What Use Cases does Stable Jack offer?
Stable Jack is a protocol that can be built on top of different assets so that it can allow different use cases such as yield trade, yield vs points trade, and yield vs volatility trade.
Here are some examples of how Stable Jack can utilize the collateral assets:
Yield Trade
Yield-Bearing Stablecoins
Yield-bearing stablecoins are the perfect collateral asset for Stable Jack. Investors can access fixed and leveraged yield exposure depending on their risk profile.
Yield Token holders will earn a fixed yield on stablecoins. This will enable investors to hedge yield volatility risk.
Volatility Token holders can long the stablecoin yield and earn leveraged returns.
Perpetual DEX Vaults and LP Tokens
Vaults and LP Tokens are money-printer as they earn not just from the collateral asset but also from the trading fees, liquidations, and arbitrage. This makes them a great asset that can be utilized on Stable Jack.
Yield Token holders will earn a fixed yield on vaults. This will enable investors to hedge yield volatility risk.
Volatility Token holders can long the vault yield and earn leveraged returns.
Lending Market LP Tokens
Lending protocols often find it challenging to stand out in the market as most can only offer variable yields, and those that provide fixed yields have struggled to achieve product-market fit due to suboptimal user experience, scalability problems, and lack of capital efficiency.
However, similar to yield-bearing stablecoins, Stable Jack can offer yield trade market on lending markets.
Yield Token holders will earn a fixed yield on LP Tokens. This will enable investors to hedge yield volatility risk.
Volatility Token holders can long the LP Token yield and earn leveraged returns.
Yield vs Points Trade
Yield-Bearing Stablecoins
This year we have experienced many stablecoin projects taking place, with different methods of collateralization. Most of them by focusing on yield, and points created significant opportunities for investors.
Stable Jack allows investors to access either leveraged stablecoin yield or leveraged points exposure.
Yield Token holders can access leveraged stablecoin yield with principal protection.
Points Token holders can access leveraged points exposure with principal protection.
Liquid Staking and Liquid Restaking Protocols
LST and LRTs gained significant attraction as investors wanted to speculate on the token rewards. Stable Jack enables investors to either get leveraged LST yield or leveraged points exposure.
Yield Token holders can access leveraged yield exposure while maintaining their exposure to the collateral asset.
Points Token holders can access leveraged points exposure with principal protection.
Lending LP Tokens
Lending protocols run incentive campaigns that mix with points and token incentives. Stable Jack will allow investors to get exposed to either leveraged yield or speculative reward exposure.
Yield Token holders will earn leveraged yield from LP tokens.
Volatility Token holders will earn leveraged speculative token rewards or points.
DEX LP Tokens
DEXs run incentive campaigns that mix with points and token incentives. Stable Jack will allow investors to get exposed to either leveraged yield or speculative reward exposure.

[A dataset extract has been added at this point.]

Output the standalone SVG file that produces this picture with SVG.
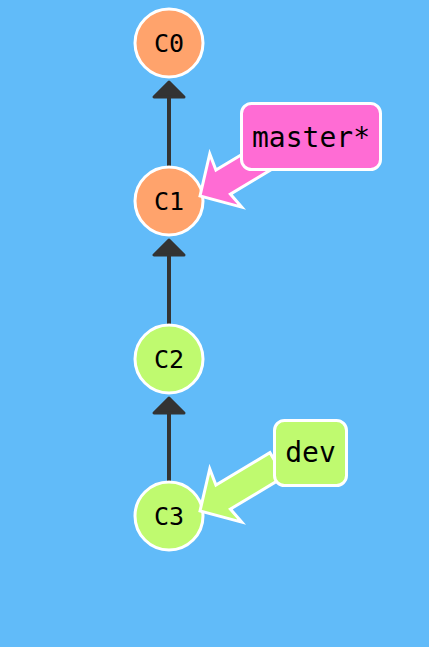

Or, as another option, Stable Jack can just offer fixed and leveraged yield on top LP Tokens.
Yield Token holders can earn a leveraged yield on DEX LP Tokens while maintaining their principal.
Points Token holders can earn leveraged points or token rewards exposure while maintaining their principal.
Yield vs Volatility Trade
Liquid Staking and Liquid Restaking Protocols
LST and LRT tokens are great collateral assets as they have volatility and yield which can be stripped into two different tokens to allow users to opt for leveraged yield exposure or leverage exposure to collateral assets without liquidation risk.
Yield Token holders can access leveraged yield exposure on a USD-pegged yield-bearing asset which makes it a valuable collateral asset.
Volatility Token holders can achieve leveraged long exposure on the collateral asset without liquidation risk or paying any funding fee. This will allow them to beat the price action of the collateral asset in the long term.